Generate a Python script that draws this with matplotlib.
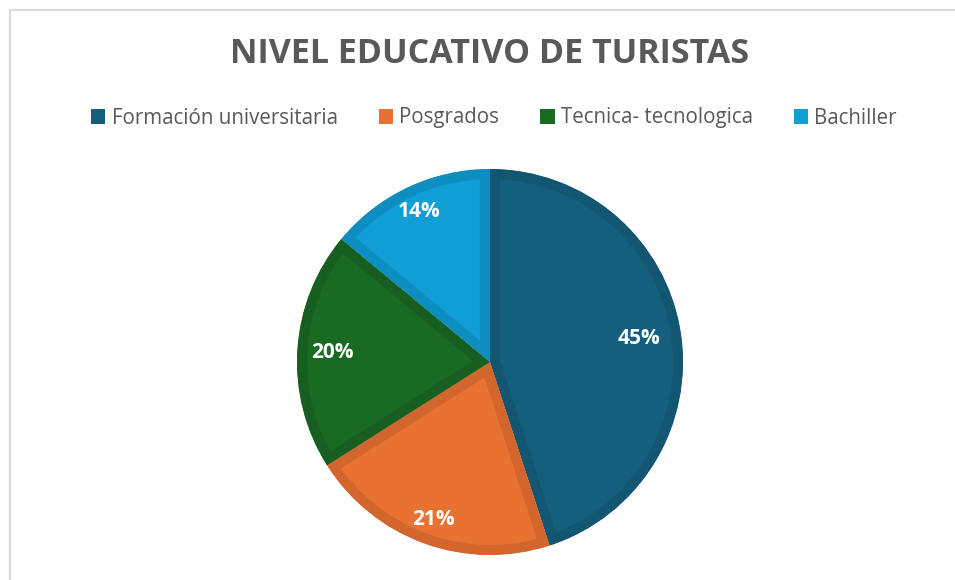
import numpy as np
import matplotlib
matplotlib.use("Agg")
import matplotlib.pyplot as plt
from matplotlib.patches import Rectangle, Patch, Wedge

plt.rcParams["font.family"] = ["Open Sans", "DejaVu Sans"]

# data
categories = ["Formación universitaria", "Posgrados", "Tecnica- tecnologica", "Bachiller"]
values = [45, 21, 20, 14]
colors = ["#155F7E", "#E97132", "#196B24", "#0F9ED5"]
edge_colors = ["#135672", "#D3662D", "#175F21", "#0E8EC0"]
label_radius = [0.78, 0.87, 0.82, 0.86]

fig = plt.figure(figsize=(9.55, 5.8), dpi=100)
fig.patch.set_facecolor("white")

# chart frame
fig.patches.append(Rectangle((9.5 / 955, -0.05), 1.1, (580 - 9.5) / 580 + 0.05,
                             transform=fig.transFigure, fill=False,
                             edgecolor="#D9D9D9", linewidth=1.5))

ax = fig.add_axes([(490 - 193) / 955, (580 - 362 - 193) / 580, 386 / 955, 386 / 580])

wedges, texts, autotexts = ax.pie(
    values, colors=colors, startangle=90, counterclock=False,
    autopct="%1.0f%%", pctdistance=0.8,
    textprops=dict(color="white", fontsize=15, fontweight="bold"),
)
ax.set_aspect("equal")
ax.set_xlim(-1, 1)
ax.set_ylim(-1, 1)

# darker inner border, stroke clipped to the slice itself
for w, ec in zip(wedges, edge_colors):
    w.set_edgecolor(ec)
    w.set_linewidth(14.5)
    clip = Wedge(w.center, w.r, w.theta1, w.theta2, transform=ax.transData)
    w.set_clip_on(True)
    w.set_clip_path(clip)

for w, t, r in zip(wedges, autotexts, label_radius):
    ang = np.deg2rad((w.theta1 + w.theta2) / 2)
    t.set_position((r * np.cos(ang), r * np.sin(ang)))

fig.text(490 / 955, 1 - 54 / 580, "NIVEL EDUCATIVO DE TURISTAS", ha="center", va="center",
         fontsize=24.5, fontweight="bold", color="#595959")

handles = [Patch(facecolor=c, edgecolor="none") for c in colors]
fig.legend(handles, categories, loc="center", bbox_to_anchor=(494 / 955, 1 - 118 / 580),
           ncol=4, frameon=False, fontsize=14.8, handlelength=0.7, handleheight=0.7,
           handletextpad=0.3, columnspacing=2.0, labelcolor="#595959")

fig.savefig("out.png", dpi=100)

Stated task:
Ignore the images and quote every line of the listing exactly.

Written reply:
Generate a Python script that draws this with matplotlib.
import numpy as np
import matplotlib
matplotlib.use("Agg")
import matplotlib.pyplot as plt
from matplotlib.patches import Rectangle, Patch, Wedge

plt.rcParams["font.family"] = ["Open Sans", "DejaVu Sans"]

# data
categories = ["Formación universitaria", "Posgrados", "Tecnica- tecnologica", "Bachiller"]
values = [45, 21, 20, 14]
colors = ["#155F7E", "#E97132", "#196B24", "#0F9ED5"]
edge_colors = ["#135672", "#D3662D", "#175F21", "#0E8EC0"]
label_radius = [0.78, 0.87, 0.82, 0.86]

fig = plt.figure(figsize=(9.55, 5.8), dpi=100)
fig.patch.set_facecolor("white")

# chart frame
fig.patches.append(Rectangle((9.5 / 955, -0.05), 1.1, (580 - 9.5) / 580 + 0.05,
                             transform=fig.transFigure, fill=False,
                             edgecolor="#D9D9D9", linewidth=1.5))

ax = fig.add_axes([(490 - 193) / 955, (580 - 362 - 193) / 580, 386 / 955, 386 / 580])

wedges, texts, autotexts = ax.pie(
    values, colors=colors, startangle=90, counterclock=False,
    autopct="%1.0f%%", pctdistance=0.8,
    textprops=dict(color="white", fontsize=15, fontweight="bold"),
)
ax.set_aspect("equal")
ax.set_xlim(-1, 1)
ax.set_ylim(-1, 1)

# darker inner border, stroke clipped to the slice itself
for w, ec in zip(wedges, edge_colors):
    w.set_edgecolor(ec)
    w.set_linewidth(14.5)
    clip = Wedge(w.center, w.r, w.theta1, w.theta2, transform=ax.transData)
    w.set_clip_on(True)
    w.set_clip_path(clip)

for w, t, r in zip(wedges, autotexts, label_radius):
    ang = np.deg2rad((w.theta1 + w.theta2) / 2)
    t.set_position((r * np.cos(ang), r * np.sin(ang)))

fig.text(490 / 955, 1 - 54 / 580, "NIVEL EDUCATIVO DE TURISTAS", ha="center", va="center",
         fontsize=24.5, fontweight="bold", color="#595959")

handles = [Patch(facecolor=c, edgecolor="none") for c in colors]
fig.legend(handles, categories, loc="center", bbox_to_anchor=(494 / 955, 1 - 118 / 580),
           ncol=4, frameon=False, fontsize=14.8, handlelength=0.7, handleheight=0.7,
           handletextpad=0.3, columnspacing=2.0, labelcolor="#595959")

fig.savefig("out.png", dpi=100)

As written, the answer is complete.